Mr. Gural fixed on messages from the school, like one from Mr. Tompkins: “[W]e believe that differences in aptitude — in one child preternatural dexterity on the violin, in another precocious ability to decode a novel, in a third the ability to create marvels with a brush and canvas — make for the richest possible learning environment.” What if Ellis wanted to be an artist like his mother or a baker like his father? What was the harm to the school in nurturing him for that path?

“What,” Mr. Gural asked, “is the benefit to the institution by not having him there?”

Clara Hemphill, founder of InsideSchools.org, a guide to New York’s public schools, said private schools counsel out students fairly regularly, with few if any restrictions.

“My experience is that none of the private schools do a very good job serving kids with special needs,” she said. “As a generalization, public schools have the will but not the capacity, and the private schools have the capacity but not the will.

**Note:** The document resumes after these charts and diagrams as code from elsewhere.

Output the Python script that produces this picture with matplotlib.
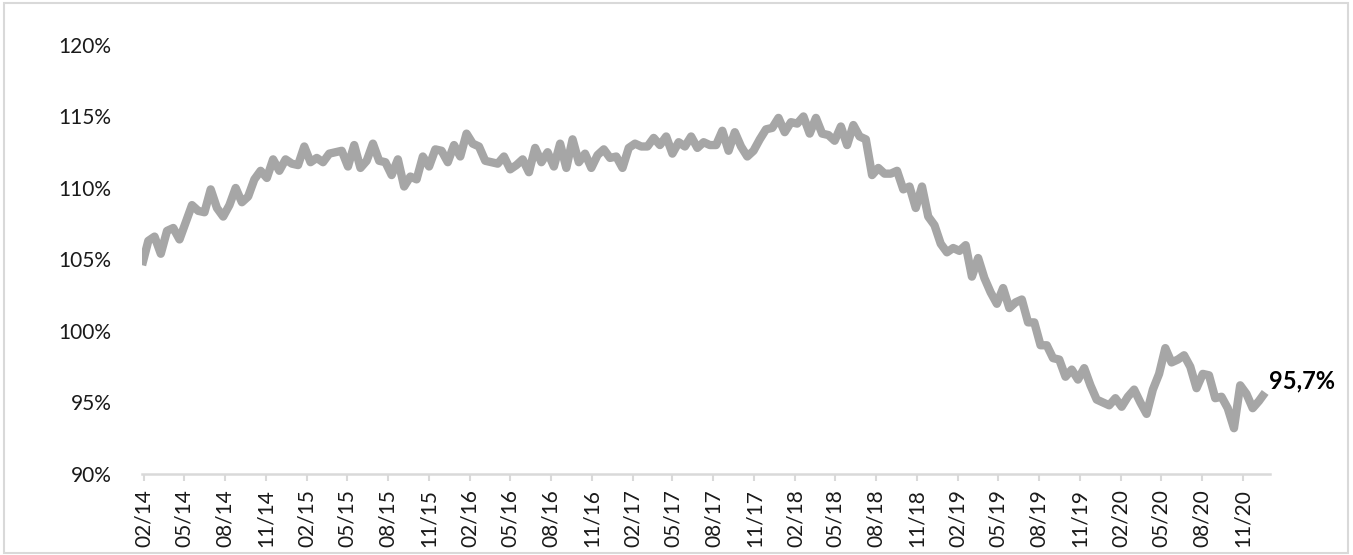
import numpy as np
import pandas as pd
import matplotlib
matplotlib.use('Agg')
import matplotlib.pyplot as plt
import matplotlib.dates as mdates
from matplotlib.ticker import FuncFormatter
from matplotlib.patches import Rectangle

# biweekly values (%)
y2014 = [104.6, 106.3, 106.6, 105.4, 107.0, 107.2, 106.4, 107.6, 108.8, 108.4, 108.3, 109.9, 108.6,
         108.0, 108.8, 110.0, 109.0, 109.4, 110.6, 111.2, 110.7, 112.0, 111.2, 112.0, 111.7, 111.6]
y2015 = [112.9, 111.8, 112.1, 111.8, 112.4, 112.5, 112.6, 111.5, 113.0, 111.4, 111.9, 113.1, 111.9,
         111.8, 110.9, 112.0, 110.1, 110.8, 110.6, 112.2, 111.5, 112.7, 112.6, 111.8, 113.0, 112.2]
y2016 = [113.8, 113.1, 112.9, 111.9, 111.8, 111.7, 112.2, 111.3, 111.6, 112.0, 111.1, 112.8, 111.8,
         112.5, 111.5, 113.1, 111.4, 113.4, 111.8, 112.4, 111.4, 112.3, 112.7, 112.1, 112.2, 111.4]
y2017 = [112.8, 113.1, 112.9, 112.9, 113.5, 113.0, 113.6, 112.4, 113.2, 112.9, 113.6, 112.8, 113.2,
         113.0, 113.0, 114.0, 112.6, 113.9, 112.9, 112.2, 112.6, 113.4, 114.1, 114.2, 114.9, 113.9]
y2018 = [114.6, 114.5, 115.0, 113.8, 114.9, 113.8, 113.7, 113.3, 114.3, 113.0, 114.4, 113.6, 113.4,
         110.9, 111.4, 111.0, 111.0, 111.2, 109.9, 110.1, 108.6, 110.1, 108.0, 107.4, 106.1, 105.5]
y2019 = [105.8, 105.6, 106.0, 103.8, 105.1, 103.7, 102.7, 101.9, 103.0, 101.6, 102.0, 102.2, 100.6,
         100.6, 99.0, 99.0, 98.1, 98.0, 96.8, 97.3, 96.6, 97.4, 96.2, 95.2, 95.0, 94.8]
y2020 = [95.3, 94.7, 95.4, 95.9, 95.0, 94.2, 95.9, 97.0, 98.8, 97.8, 98.0, 98.3, 97.5,
         96.0, 97.0, 96.9, 95.3, 95.4, 94.6, 93.2, 96.2, 95.6, 94.6, 95.1, 95.7]

values = y2014 + y2015 + y2016 + y2017 + y2018 + y2019 + y2020
dates = pd.date_range('2014-01-27', periods=len(values), freq='14D')
ticks = pd.date_range('2014-02-01', '2020-11-01', freq='3MS')

line_color = '#a6a6a6'
axis_color = '#d9d9d9'
font = 'Lato'

fig = plt.figure(figsize=(13.53, 5.55), dpi=100)
ax = fig.add_axes([0.105, 0.146, 0.8337, 0.773])

ax.plot(dates, values, color=line_color, lw=6, solid_joinstyle='round', solid_capstyle='butt')

ax.set_ylim(90, 120)
ax.set_yticks(np.arange(90, 121, 5))
ax.yaxis.set_major_formatter(FuncFormatter(lambda v, p: '%d%%' % v))
ax.set_xlim(dates[0], pd.Timestamp('2021-01-01'))
ax.set_xticks(ticks)
ax.xaxis.set_major_formatter(mdates.DateFormatter('%m/%y'))

for s in ['top', 'right', 'left']:
    ax.spines[s].set_visible(False)
ax.spines['bottom'].set_color(axis_color)
ax.spines['bottom'].set_linewidth(1.8)
ax.tick_params(axis='y', length=0, pad=22, labelsize=15, labelcolor='#1a1a1a')
ax.tick_params(axis='x', length=5, width=1.5, color=axis_color, direction='out', pad=6,
               labelsize=15, labelrotation=90, labelcolor='#1a1a1a')
for lab in ax.get_xticklabels() + ax.get_yticklabels():
    lab.set_family(font)

last = values[-1]
ax.annotate(('%.1f' % last).replace('.', ',') + '%', xy=(dates[-1], last),
            xytext=(3, 8), textcoords='offset points', ha='left', va='center',
            fontsize=17, fontweight='bold', family=font, color='black', annotation_clip=False)

fig.patches.append(Rectangle((0.003, 0.004), 0.993, 0.99, transform=fig.transFigure,
                             fill=False, edgecolor=axis_color, lw=1.5))

fig.savefig('out.png', dpi=100)
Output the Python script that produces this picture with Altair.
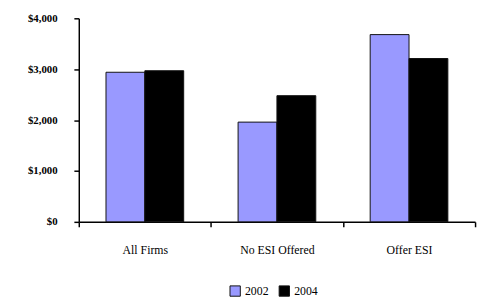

And if your child has special needs, you’re in a very, very tough place.”

Saint Ann’s declined to answer questions about its practice of counseling out. The board president, Mino Capossela, told Mr. Gural in an email that “there is no single fixed policy” for determining that a student should leave the school, but that each case is considered individually.

One month after Ellis’s death, Saint Ann’s announced that it was forming a working group to review its resources for providing academic and mental health support for students. The review found, among other things, that the school’s staff to support students was proportionally about half that of peer schools. In any year, a quarter to a third of the school’s 1,000-plus students have a psychological diagnosis requiring an accommodation plan. The school asks an average of five students each year to leave, the review found. Since the review, the school added two members to its student support staff.